Eco-Freaks was published in 2006

Today’s environmentalists wax eloquently about the Precautionary Principle. In green manifestos like the Wingspread Consensus, they argue that if there is any doubt about a certain chemical’s effects, it should not be introduced. Advocates liken it to the adage, “Look before you leap.” But, points out science writer Ronald Bailey, the principle goes against another wise adage, “He who hesitates is lost.”

Imagine if the army had followed the Precautionary Principle of today’s advocates. The military and drug companies did do some tests and found that DDT posed no harm to humans, but they could not be certain. But, had DDT not been used in World War II, millions of soldiers, civilians, and Holocaust victims would have died of insect-borne diseases. When talking to students, Gloria Lyon expresses a principle similar to that stated by University of Texas environmental law professor Frank Cross, that in protecting public health, “there is no such thing as a risk-free lunch.”

Chemical pioneer Joseph Jacobs was also critical of the Precautionary Principle. He noted that one of the products he helped develop saved many lives, but also “caused quite a few deaths.” But this substance was not DDT. It was penicillin, which has caused allergic fatalities. No deaths of humans, by contrast, have been linked to DDT. Yet “no one has ever bemoaned the discovery of penicillin or caused it to be banned,” Jacobs wrote. “If this had been given the Rachel Carson treatment, think of all the lives which would no t have been saved.”

And the initial DDT tests have turned out to be right. DDT, used as intended, poses no harm to human health. Even Rachel Carson had to square her apocalyptic warnings with DDT’s successful use in World War II. After all, the war had only ended seventeen years before Silent Spring was published, and DDT’s use in the battlefields would be in many readers’ memories. So she conceded in a line that during the war, “so many people came into extremely intimate contact with DDT and suffered no immediate ill effects.” But she never conceded that DDT saved lives. And she then tried to explain that DDT would have long-term effects that could not be known.

But now DDT’s benefits and risks—or lack of them—are known. And some perceptive journalists, even some who are liberal, are noting them. Alexander Gourevitch, a scribe for the pro-Democrat American Prospect, wrote in the liberal opinion magazine Washington Monthly, “But when it comes to the kinds of uses once permitted in the United States and abroad, there’s simply no solid scientific evidence that exposure to DDT causes cancer or is otherwise harmful to human beings. Not a single study linking DDT exposure to human toxicity has ever been replicated.” A 1971 study in particular demonstrated that DDT posed no hazards to people. In that long-term study, volunteers ate thirty-ounces of DDT for a year and a half. Sixteen years later, they had suffered no increased risk of adverse health effects.
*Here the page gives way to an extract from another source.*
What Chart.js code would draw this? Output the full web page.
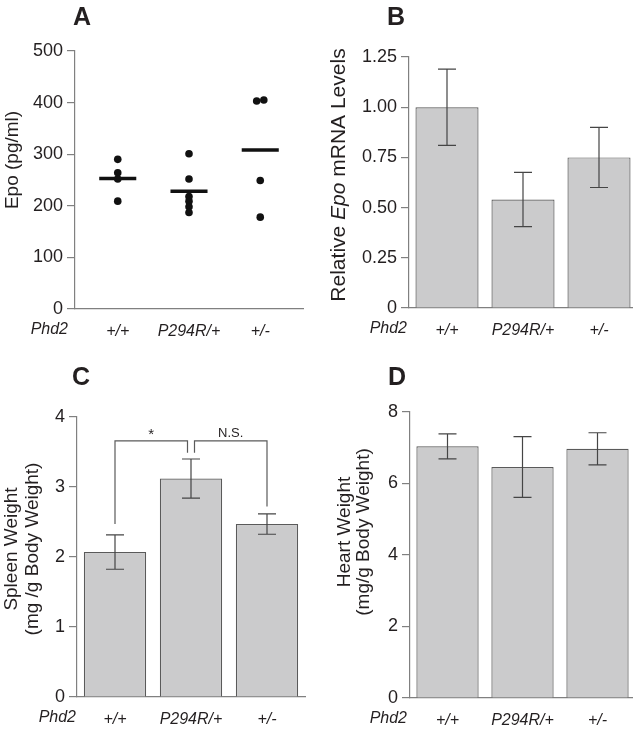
<!DOCTYPE html>
<html>
<head>
<meta charset="utf-8">
<script src="https://cdn.jsdelivr.net/npm/chart.js@4.4.1/dist/chart.umd.min.js"></script>
<style>
  html, body { margin: 0; padding: 0; background: #fff; overflow: hidden; }
  #wrap { position: relative; width: 633px; height: 732px; }
  canvas { position: absolute; }
</style>
</head>
<body>
<div id="wrap">
  <canvas id="chartA" width="316" height="345" style="left:0;top:0"></canvas>
  <canvas id="chartB" width="325" height="345" style="left:316px;top:0"></canvas>
  <canvas id="chartC" width="316" height="387" style="left:0;top:345px"></canvas>
  <canvas id="chartD" width="325" height="387" style="left:316px;top:345px"></canvas>
</div>
<script>
// genotypes
const groups = ['+/+', 'P294R/+', '+/-'];

// A - serum Epo (pg/ml), single animals
const epoWT = [290, 264, 252, 209];
const epoP294R = [301, 252, 218, 209, 198, 187];
const epoHet = [405, 403, 249, 178];
const epoHetJitter = [0.05, -0.05, 0, 0];
const epoMeans = [253, 228, 308];

// B - relative Epo mRNA
const mrnaMean = [1.00, 0.54, 0.75];
const mrnaErr = [0.19, 0.135, 0.15];

// C - spleen weight
const spleenMean = [2.07, 3.12, 2.47];
const spleenErr = [0.245, 0.28, 0.145];

// D - heart weight
const heartMean = [7.04, 6.46, 6.97];
const heartErr = [0.35, 0.85, 0.45];

const FONT = '"Liberation Sans", Arial, sans-serif';
const ink = '#231f20';
const axisGray = '#808080';
const barFill = '#cbcbcc';
const barEdge = '#5a5a5a';

Chart.defaults.font.family = FONT;
Chart.defaults.color = ink;

// letters, "Phd2" and the rotated y titles
const deco = {
  id: 'deco',
  afterDraw(chart, args, opts) {
    const ctx = chart.ctx;
    const xs = chart.scales.x, ys = chart.scales.y;
    ctx.save();
    ctx.fillStyle = ink;
    ctx.font = 'bold 25px ' + FONT;
    ctx.textAlign = 'left';
    ctx.textBaseline = 'alphabetic';
    ctx.fillText(opts.letter, opts.letterX, opts.letterY);

    ctx.font = 'italic 16px ' + FONT;
    ctx.textAlign = 'right';
    ctx.textBaseline = 'middle';
    ctx.fillText('Phd2', ys.left + ys.width - opts.phdGap, xs.top + 21);

    const t = opts.title;
    t.lines.forEach((segs, li) => {
      ctx.save();
      ctx.translate(t.xs[li], t.cy);
      ctx.rotate(-Math.PI / 2);
      ctx.textAlign = 'left';
      ctx.textBaseline = 'middle';
      let w = 0;
      segs.forEach(s => {
        ctx.font = (s.italic ? 'italic ' : '') + t.size + 'px ' + FONT;
        w += ctx.measureText(s.text).width;
      });
      let px = -w / 2;
      segs.forEach(s => {
        ctx.font = (s.italic ? 'italic ' : '') + t.size + 'px ' + FONT;
        ctx.fillText(s.text, px, 0);
        px += ctx.measureText(s.text).width;
      });
      ctx.restore();
    });
    ctx.restore();
  }
};

const errorBars = {
  id: 'errorBars',
  afterDatasetsDraw(chart) {
    const ctx = chart.ctx, ys = chart.scales.y;
    chart.data.datasets.forEach((ds, di) => {
      if (!ds.errors) return;
      const meta = chart.getDatasetMeta(di);
      ctx.save();
      ctx.strokeStyle = '#454545';
      ctx.lineWidth = 1.2;
      meta.data.forEach((bar, i) => {
        const top = ys.getPixelForValue(ds.data[i] + ds.errors[i]);
        const bot = ys.getPixelForValue(ds.data[i] - ds.errors[i]);
        ctx.beginPath();
        ctx.moveTo(bar.x, top); ctx.lineTo(bar.x, bot);
        ctx.moveTo(bar.x - 9, top); ctx.lineTo(bar.x + 9, top);
        ctx.moveTo(bar.x - 9, bot); ctx.lineTo(bar.x + 9, bot);
        ctx.stroke();
      });
      ctx.restore();
    });
  }
};

// significance brackets for panel C
const brackets = {
  id: 'brackets',
  afterDatasetsDraw(chart, args, opts) {
    if (!opts.items) return;
    const ctx = chart.ctx, xs = chart.scales.x, ys = chart.scales.y;
    ctx.save();
    ctx.strokeStyle = '#5a5a5a';
    ctx.lineWidth = 1.2;
    ctx.fillStyle = ink;
    opts.items.forEach(b => {
      const x1 = xs.getPixelForValue(b.a) + b.aOff;
      const x2 = xs.getPixelForValue(b.b) + b.bOff;
      const yt = ys.getPixelForValue(b.top);
      ctx.beginPath();
      ctx.moveTo(x1, ys.getPixelForValue(b.aBottom));
      ctx.lineTo(x1, yt);
      ctx.lineTo(x2, yt);
      ctx.lineTo(x2, ys.getPixelForValue(b.bBottom));
      ctx.stroke();
      ctx.font = b.size + 'px ' + FONT;
      ctx.textAlign = 'center';
      ctx.textBaseline = 'alphabetic';
      ctx.fillText(b.label, (x1 + x2) / 2, yt - b.lift);
    });
    ctx.restore();
  }
};

function yAxis(min, max, step, width, fmt) {
  return {
    min: min, max: max,
    afterFit(s) { s.width = width; },
    border: { display: true, color: axisGray, width: 1.2 },
    grid: { drawOnChartArea: false, drawTicks: true, tickLength: 8, color: axisGray, lineWidth: 1.2 },
    ticks: { stepSize: step, padding: 4, color: ink, font: { size: 18 }, callback: fmt || (v => v) }
  };
}

function xFit(h) {
  return {
    afterFit(s) { s.height = h; },
    border: { display: true, color: axisGray, width: 1.2 },
    grid: { drawOnChartArea: false, drawTicks: false, color: axisGray },
    ticks: { padding: 13, color: ink, font: { size: 16, style: 'italic' } }
  };
}

const baseOpts = {
  responsive: false,
  animation: false,
  devicePixelRatio: 1,
  plugins: { legend: { display: false }, tooltip: { enabled: false } }
};

// ---- A ----
const dot = { pointRadius: 3.8, pointBackgroundColor: '#111', pointBorderWidth: 0, showLine: false };
const meanHalf = 0.26;
const xA = xFit(36);
xA.type = 'linear';
xA.min = 0.4; xA.max = 3.6;
xA.afterBuildTicks = s => { s.ticks = groups.map((g, i) => ({ value: i + 1 })); };
xA.ticks.callback = v => groups[v - 1];

new Chart(document.getElementById('chartA'), {
  type: 'scatter',
  data: {
    datasets: [
      Object.assign({ data: epoWT.map(v => ({ x: 1, y: v })) }, dot),
      Object.assign({ data: epoP294R.map(v => ({ x: 2, y: v })) }, dot),
      Object.assign({ data: epoHet.map((v, i) => ({ x: 3 + epoHetJitter[i], y: v })) }, dot)
    ].concat(epoMeans.map((m, i) => ({
      type: 'line',
      data: [{ x: i + 1 - meanHalf, y: m }, { x: i + 1 + meanHalf, y: m }],
      borderColor: '#111', borderWidth: 3.5, pointRadius: 0
    })))
  },
  options: Object.assign({}, baseOpts, {
    layout: { padding: { top: 51, right: 13, left: 0, bottom: 0 } },
    scales: { x: xA, y: yAxis(0, 500, 100, 75) },
    plugins: Object.assign({}, baseOpts.plugins, {
      deco: {
        letter: 'A', letterX: 73, letterY: 25, phdGap: 7,
        title: { size: 19, xs: [13], cy: 160, lines: [[{ text: 'Epo (pg/ml)' }]] }
      }
    })
  }),
  plugins: [deco]
});

function barSet(mean, err, pct) {
  return {
    data: mean, errors: err,
    backgroundColor: barFill, borderColor: barEdge, borderWidth: 1.2,
    barPercentage: pct, categoryPercentage: 1
  };
}

// ---- B ----
new Chart(document.getElementById('chartB'), {
  type: 'bar',
  data: { labels: groups, datasets: [barSet(mrnaMean, mrnaErr, 0.83)] },
  options: Object.assign({}, baseOpts, {
    layout: { padding: { top: 57, right: 4, left: 0, bottom: 0 } },
    scales: { x: xFit(37), y: yAxis(0, 1.25, 0.25, 93, v => v === 0 ? '0' : v.toFixed(2)) },
    plugins: Object.assign({}, baseOpts.plugins, {
      deco: {
        letter: 'B', letterX: 71, letterY: 25, phdGap: 2,
        title: { size: 21, xs: [23], cy: 175, lines: [[{ text: 'Relative ' }, { text: 'Epo', italic: true }, { text: ' mRNA Levels' }]] }
      }
    })
  }),
  plugins: [deco, errorBars]
});

// ---- C ----
new Chart(document.getElementById('chartC'), {
  type: 'bar',
  data: { labels: groups, datasets: [barSet(spleenMean, spleenErr, 0.82)] },
  options: Object.assign({}, baseOpts, {
    layout: { padding: { top: 72, right: 11, left: 0, bottom: 0 } },
    scales: { x: xFit(35), y: yAxis(0, 4, 1, 77) },
    plugins: Object.assign({}, baseOpts.plugins, {
      deco: {
        letter: 'C', letterX: 72, letterY: 40, phdGap: 1,
        title: { size: 19, xs: [12, 33], cy: 204, lines: [[{ text: 'Spleen Weight' }], [{ text: '(mg /g Body Weight)' }]] }
      },
      brackets: {
        items: [
          { a: 0, b: 1, aOff: 0, bOff: -3.5, top: 3.66, aBottom: 2.47, bBottom: 3.49, label: '*', size: 15, lift: 2 },
          { a: 1, b: 2, aOff: 3.5, bOff: 0, top: 3.66, aBottom: 3.49, bBottom: 2.72, label: 'N.S.', size: 13, lift: 4 }
        ]
      }
    })
  }),
  plugins: [deco, errorBars, brackets]
});

// ---- D ----
new Chart(document.getElementById('chartD'), {
  type: 'bar',
  data: { labels: groups, datasets: [barSet(heartMean, heartErr, 0.83)] },
  options: Object.assign({}, baseOpts, {
    layout: { padding: { top: 67, right: 6, left: 0, bottom: 0 } },
    scales: { x: xFit(34), y: yAxis(0, 8, 2, 94) },
    plugins: Object.assign({}, baseOpts.plugins, {
      deco: {
        letter: 'D', letterX: 72, letterY: 40, phdGap: 3,
        title: { size: 19, xs: [29, 48], cy: 187, lines: [[{ text: 'Heart Weight' }], [{ text: '(mg/g Body Weight)' }]] }
      }
    })
  }),
  plugins: [deco, errorBars]
});
</script>
</body>
</html>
As for DDT’s benefits, Malcolm Gladwell stated in the New Yorker, “Between 1945 and 1965, DDT saved millions—even tens of millions of lives—around the world, perhaps more than any other man-made drug or chemical before or since.”

After the war, DDT was used in a variety of applications, from combating insects that spread devastating diseases such as malaria to fighting pests that devastated crops and plants. Humans were not the only ones to benefit from DDT’s use—nor were they the only creatures of nature to suffer when DDT was banned.